**What needs to be done:**
Skip all pictures, then copy the lines from the start of the data through the line with "(0,0) rectangle (1011,567);", keeping both ends.

**Material:**
+---+
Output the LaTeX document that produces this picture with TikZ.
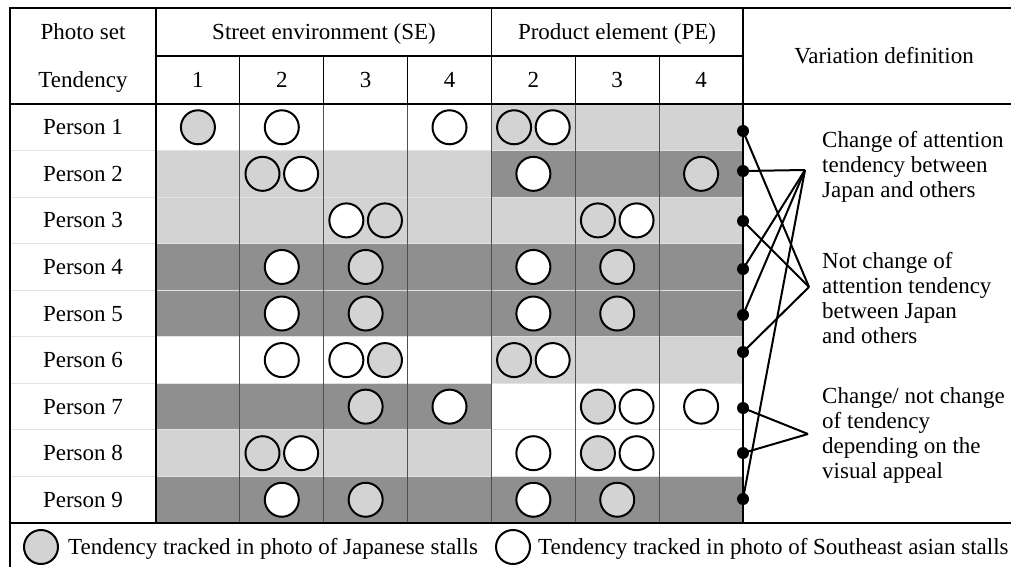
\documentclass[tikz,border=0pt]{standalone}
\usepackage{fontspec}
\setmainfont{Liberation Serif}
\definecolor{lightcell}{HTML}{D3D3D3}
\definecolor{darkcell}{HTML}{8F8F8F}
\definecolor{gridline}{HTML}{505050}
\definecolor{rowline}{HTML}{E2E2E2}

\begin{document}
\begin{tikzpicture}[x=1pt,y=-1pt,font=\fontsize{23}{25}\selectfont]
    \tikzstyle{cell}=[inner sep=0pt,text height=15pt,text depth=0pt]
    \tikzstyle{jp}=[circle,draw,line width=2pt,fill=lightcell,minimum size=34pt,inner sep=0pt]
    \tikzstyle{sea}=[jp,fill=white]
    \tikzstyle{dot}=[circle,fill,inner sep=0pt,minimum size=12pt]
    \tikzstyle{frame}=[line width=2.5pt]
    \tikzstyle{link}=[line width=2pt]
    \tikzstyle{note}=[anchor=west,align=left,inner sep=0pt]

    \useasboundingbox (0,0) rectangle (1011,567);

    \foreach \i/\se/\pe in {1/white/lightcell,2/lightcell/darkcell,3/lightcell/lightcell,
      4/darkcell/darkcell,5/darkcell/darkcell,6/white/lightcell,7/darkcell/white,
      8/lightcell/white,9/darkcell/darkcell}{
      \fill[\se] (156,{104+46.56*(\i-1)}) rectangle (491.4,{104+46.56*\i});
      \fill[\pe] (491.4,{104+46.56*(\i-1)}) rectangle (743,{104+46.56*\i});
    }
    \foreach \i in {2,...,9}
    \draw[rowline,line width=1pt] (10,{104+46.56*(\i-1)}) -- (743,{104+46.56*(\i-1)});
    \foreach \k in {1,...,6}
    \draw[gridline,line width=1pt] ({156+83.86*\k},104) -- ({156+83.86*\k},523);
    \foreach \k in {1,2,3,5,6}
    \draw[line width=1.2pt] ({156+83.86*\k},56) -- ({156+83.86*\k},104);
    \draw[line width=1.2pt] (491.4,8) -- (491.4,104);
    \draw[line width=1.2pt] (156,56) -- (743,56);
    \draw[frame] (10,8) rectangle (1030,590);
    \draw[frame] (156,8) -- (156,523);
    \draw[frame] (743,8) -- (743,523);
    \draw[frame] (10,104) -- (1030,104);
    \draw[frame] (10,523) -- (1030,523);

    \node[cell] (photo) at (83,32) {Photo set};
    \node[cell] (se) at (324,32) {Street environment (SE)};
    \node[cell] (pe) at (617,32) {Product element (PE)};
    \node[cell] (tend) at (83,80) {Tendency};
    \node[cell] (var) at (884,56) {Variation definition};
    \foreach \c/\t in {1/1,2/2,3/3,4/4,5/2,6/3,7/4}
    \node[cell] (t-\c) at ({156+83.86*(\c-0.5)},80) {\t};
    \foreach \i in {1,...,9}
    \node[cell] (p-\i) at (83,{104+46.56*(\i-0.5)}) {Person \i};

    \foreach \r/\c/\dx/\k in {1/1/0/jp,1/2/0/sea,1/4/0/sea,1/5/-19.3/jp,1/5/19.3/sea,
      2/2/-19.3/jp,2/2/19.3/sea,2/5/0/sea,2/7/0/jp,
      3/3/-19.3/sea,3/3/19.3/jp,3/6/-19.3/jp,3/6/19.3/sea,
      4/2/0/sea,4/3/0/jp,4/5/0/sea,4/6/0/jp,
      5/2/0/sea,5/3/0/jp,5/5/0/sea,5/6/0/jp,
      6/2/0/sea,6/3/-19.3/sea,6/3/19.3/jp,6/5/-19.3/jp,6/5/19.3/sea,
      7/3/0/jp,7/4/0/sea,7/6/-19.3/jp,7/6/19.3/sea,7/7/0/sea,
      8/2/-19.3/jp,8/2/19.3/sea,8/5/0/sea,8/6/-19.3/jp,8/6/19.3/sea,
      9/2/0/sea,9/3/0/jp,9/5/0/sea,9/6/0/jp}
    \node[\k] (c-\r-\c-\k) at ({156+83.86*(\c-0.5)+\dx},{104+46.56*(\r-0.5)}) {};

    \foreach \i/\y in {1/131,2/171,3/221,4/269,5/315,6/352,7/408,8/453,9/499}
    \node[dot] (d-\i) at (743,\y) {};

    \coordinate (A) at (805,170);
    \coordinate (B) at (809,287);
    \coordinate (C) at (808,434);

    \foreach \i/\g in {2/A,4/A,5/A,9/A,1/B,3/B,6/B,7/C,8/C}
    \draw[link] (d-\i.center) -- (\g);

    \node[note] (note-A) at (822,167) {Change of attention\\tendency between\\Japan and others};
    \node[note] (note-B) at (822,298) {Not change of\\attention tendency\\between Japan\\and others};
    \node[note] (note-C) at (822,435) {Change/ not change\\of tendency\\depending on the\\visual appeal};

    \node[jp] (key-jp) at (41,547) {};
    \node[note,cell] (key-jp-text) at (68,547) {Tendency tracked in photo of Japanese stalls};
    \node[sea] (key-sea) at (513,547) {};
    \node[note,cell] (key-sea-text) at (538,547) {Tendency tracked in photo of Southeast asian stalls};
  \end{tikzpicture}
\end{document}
+---+
**Exercise solution:**
Output the LaTeX document that produces this picture with TikZ.
\documentclass[tikz,border=0pt]{standalone}
\usepackage{fontspec}
\setmainfont{Liberation Serif}
\definecolor{lightcell}{HTML}{D3D3D3}
\definecolor{darkcell}{HTML}{8F8F8F}
\definecolor{gridline}{HTML}{505050}
\definecolor{rowline}{HTML}{E2E2E2}

\begin{document}
\begin{tikzpicture}[x=1pt,y=-1pt,font=\fontsize{23}{25}\selectfont]
    \tikzstyle{cell}=[inner sep=0pt,text height=15pt,text depth=0pt]
    \tikzstyle{jp}=[circle,draw,line width=2pt,fill=lightcell,minimum size=34pt,inner sep=0pt]
    \tikzstyle{sea}=[jp,fill=white]
    \tikzstyle{dot}=[circle,fill,inner sep=0pt,minimum size=12pt]
    \tikzstyle{frame}=[line width=2.5pt]
    \tikzstyle{link}=[line width=2pt]
    \tikzstyle{note}=[anchor=west,align=left,inner sep=0pt]

    \useasboundingbox (0,0) rectangle (1011,567);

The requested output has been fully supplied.